* START *

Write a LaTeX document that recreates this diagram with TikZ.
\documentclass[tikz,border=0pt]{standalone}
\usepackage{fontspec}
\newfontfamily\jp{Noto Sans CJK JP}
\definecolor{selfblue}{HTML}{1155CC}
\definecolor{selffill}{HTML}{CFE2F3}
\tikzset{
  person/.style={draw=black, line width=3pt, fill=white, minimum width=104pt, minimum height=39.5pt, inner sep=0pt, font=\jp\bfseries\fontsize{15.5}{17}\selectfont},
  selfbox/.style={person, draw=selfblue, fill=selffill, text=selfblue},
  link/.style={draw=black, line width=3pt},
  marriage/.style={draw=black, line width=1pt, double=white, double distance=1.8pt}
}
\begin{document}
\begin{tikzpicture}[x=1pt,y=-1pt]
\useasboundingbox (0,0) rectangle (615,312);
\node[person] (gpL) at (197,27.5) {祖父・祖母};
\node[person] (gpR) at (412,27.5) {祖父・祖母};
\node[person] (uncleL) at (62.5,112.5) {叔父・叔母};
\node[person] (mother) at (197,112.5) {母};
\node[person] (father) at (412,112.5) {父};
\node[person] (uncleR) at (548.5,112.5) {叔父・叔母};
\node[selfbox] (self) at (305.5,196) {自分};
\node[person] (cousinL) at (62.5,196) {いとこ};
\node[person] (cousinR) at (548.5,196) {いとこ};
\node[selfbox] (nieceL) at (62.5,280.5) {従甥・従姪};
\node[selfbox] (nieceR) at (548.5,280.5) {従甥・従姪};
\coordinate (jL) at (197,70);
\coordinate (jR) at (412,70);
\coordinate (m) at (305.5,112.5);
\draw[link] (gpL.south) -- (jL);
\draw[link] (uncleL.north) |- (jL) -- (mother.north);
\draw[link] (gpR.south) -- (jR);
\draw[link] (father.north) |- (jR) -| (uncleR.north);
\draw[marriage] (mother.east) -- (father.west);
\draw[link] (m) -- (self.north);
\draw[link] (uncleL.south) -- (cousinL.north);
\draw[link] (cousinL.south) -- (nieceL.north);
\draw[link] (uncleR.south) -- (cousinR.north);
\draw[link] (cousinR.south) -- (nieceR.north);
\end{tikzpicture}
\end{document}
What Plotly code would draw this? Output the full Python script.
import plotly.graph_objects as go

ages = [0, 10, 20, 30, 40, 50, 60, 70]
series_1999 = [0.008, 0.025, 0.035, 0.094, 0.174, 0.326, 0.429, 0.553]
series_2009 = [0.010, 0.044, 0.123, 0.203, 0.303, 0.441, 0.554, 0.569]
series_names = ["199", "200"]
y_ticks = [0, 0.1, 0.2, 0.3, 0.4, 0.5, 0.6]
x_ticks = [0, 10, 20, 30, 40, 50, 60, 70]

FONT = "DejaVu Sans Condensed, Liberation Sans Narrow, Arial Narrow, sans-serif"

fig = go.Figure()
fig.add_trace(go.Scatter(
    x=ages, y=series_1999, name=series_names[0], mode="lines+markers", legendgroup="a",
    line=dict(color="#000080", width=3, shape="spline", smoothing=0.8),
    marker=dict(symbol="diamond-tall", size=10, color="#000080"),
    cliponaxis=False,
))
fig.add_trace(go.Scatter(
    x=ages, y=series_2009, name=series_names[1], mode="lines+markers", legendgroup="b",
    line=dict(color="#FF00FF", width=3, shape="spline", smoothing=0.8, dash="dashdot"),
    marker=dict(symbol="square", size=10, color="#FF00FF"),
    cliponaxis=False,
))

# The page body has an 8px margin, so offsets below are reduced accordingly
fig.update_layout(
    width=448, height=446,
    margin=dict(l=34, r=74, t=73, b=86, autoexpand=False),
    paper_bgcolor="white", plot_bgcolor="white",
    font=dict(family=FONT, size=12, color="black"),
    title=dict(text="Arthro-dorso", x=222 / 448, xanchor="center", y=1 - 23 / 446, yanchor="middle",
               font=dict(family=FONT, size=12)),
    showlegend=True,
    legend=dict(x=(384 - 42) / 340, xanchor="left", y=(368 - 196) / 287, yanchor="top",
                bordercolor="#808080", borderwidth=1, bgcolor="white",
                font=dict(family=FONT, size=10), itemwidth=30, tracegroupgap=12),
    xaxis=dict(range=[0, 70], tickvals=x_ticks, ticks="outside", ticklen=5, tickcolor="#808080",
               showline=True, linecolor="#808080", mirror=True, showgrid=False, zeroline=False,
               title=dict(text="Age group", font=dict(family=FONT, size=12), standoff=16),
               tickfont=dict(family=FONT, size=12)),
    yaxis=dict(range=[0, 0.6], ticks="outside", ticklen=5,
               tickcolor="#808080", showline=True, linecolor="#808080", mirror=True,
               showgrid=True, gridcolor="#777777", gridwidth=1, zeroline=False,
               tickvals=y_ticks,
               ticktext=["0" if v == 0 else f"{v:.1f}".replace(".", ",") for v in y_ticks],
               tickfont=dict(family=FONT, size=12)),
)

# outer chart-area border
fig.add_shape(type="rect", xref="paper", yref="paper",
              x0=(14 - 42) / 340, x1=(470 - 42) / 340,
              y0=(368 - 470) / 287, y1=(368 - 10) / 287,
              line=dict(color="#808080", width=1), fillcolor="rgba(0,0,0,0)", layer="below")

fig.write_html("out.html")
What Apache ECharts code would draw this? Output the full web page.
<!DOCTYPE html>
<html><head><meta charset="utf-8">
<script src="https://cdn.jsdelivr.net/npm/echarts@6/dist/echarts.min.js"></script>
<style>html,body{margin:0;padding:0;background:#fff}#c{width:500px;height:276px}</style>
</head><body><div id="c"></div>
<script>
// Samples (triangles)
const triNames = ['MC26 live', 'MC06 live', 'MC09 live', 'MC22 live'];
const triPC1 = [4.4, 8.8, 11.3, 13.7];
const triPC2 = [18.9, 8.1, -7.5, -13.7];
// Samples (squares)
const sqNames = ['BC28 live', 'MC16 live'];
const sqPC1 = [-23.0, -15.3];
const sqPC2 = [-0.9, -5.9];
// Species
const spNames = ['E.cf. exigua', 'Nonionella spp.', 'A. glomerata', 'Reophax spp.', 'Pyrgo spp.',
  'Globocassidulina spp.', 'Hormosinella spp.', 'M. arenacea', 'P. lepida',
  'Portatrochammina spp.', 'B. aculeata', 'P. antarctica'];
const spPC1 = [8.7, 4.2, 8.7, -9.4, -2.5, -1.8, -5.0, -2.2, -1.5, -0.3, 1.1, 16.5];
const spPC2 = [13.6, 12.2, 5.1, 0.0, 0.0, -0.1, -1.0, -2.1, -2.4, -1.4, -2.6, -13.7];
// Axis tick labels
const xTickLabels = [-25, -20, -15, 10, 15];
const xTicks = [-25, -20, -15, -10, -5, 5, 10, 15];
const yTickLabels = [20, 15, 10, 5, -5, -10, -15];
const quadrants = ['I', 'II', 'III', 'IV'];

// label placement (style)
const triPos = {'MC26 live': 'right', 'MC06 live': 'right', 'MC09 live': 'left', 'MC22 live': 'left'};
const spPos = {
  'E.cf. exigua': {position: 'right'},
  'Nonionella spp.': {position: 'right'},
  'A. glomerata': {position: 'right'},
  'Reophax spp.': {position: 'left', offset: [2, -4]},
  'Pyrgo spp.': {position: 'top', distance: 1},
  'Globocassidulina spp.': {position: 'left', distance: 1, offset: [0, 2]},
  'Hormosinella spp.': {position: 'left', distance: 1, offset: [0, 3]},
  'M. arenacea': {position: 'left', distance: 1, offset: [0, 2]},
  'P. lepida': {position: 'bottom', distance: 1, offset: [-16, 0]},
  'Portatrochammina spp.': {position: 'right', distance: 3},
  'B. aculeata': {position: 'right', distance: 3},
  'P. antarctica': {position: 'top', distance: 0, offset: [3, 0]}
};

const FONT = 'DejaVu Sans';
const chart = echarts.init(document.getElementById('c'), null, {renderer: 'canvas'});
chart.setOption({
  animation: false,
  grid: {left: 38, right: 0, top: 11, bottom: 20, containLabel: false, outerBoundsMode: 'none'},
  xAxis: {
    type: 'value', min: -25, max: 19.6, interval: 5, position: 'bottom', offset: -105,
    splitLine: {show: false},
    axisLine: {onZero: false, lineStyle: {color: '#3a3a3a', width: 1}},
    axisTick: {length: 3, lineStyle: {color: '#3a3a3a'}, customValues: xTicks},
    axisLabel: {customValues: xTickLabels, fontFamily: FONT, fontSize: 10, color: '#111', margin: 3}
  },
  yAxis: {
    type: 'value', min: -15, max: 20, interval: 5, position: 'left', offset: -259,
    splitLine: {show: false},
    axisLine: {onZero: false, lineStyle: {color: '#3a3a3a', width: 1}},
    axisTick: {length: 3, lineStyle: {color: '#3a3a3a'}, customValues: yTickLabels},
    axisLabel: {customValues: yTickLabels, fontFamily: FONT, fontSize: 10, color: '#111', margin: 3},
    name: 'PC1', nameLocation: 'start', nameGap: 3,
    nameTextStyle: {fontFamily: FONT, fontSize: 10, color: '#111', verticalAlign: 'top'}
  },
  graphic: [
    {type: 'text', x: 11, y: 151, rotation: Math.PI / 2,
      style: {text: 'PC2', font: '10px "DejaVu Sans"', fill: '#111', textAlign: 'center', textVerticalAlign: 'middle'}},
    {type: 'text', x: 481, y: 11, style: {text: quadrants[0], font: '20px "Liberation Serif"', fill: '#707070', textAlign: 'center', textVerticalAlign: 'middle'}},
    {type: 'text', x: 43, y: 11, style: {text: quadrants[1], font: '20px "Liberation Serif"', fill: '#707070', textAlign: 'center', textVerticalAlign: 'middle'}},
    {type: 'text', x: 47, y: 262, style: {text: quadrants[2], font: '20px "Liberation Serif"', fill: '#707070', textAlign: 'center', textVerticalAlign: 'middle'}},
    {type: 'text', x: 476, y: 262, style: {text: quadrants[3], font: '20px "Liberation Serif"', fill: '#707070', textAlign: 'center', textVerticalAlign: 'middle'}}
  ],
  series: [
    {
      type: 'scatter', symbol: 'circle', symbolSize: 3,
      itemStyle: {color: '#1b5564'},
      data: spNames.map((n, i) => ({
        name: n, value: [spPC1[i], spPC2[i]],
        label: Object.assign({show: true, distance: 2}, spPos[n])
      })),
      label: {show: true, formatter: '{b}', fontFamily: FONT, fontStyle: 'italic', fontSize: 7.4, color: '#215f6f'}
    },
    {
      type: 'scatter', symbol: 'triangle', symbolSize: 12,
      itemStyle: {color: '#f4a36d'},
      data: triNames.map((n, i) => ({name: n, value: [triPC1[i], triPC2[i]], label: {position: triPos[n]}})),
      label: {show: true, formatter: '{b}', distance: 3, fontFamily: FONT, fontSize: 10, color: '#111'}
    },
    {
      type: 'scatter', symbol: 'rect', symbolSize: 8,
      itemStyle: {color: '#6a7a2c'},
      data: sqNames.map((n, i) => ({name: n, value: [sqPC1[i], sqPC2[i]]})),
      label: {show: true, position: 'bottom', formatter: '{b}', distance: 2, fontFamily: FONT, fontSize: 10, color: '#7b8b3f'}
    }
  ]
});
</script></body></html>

* END *

TASK DESCRIPTION ▸ Pull out every line holding "What" from the records above, and copy it.

TASK ANSWER ▸
What Plotly code would draw this? Output the full Python script.
What Apache ECharts code would draw this? Output the full web page.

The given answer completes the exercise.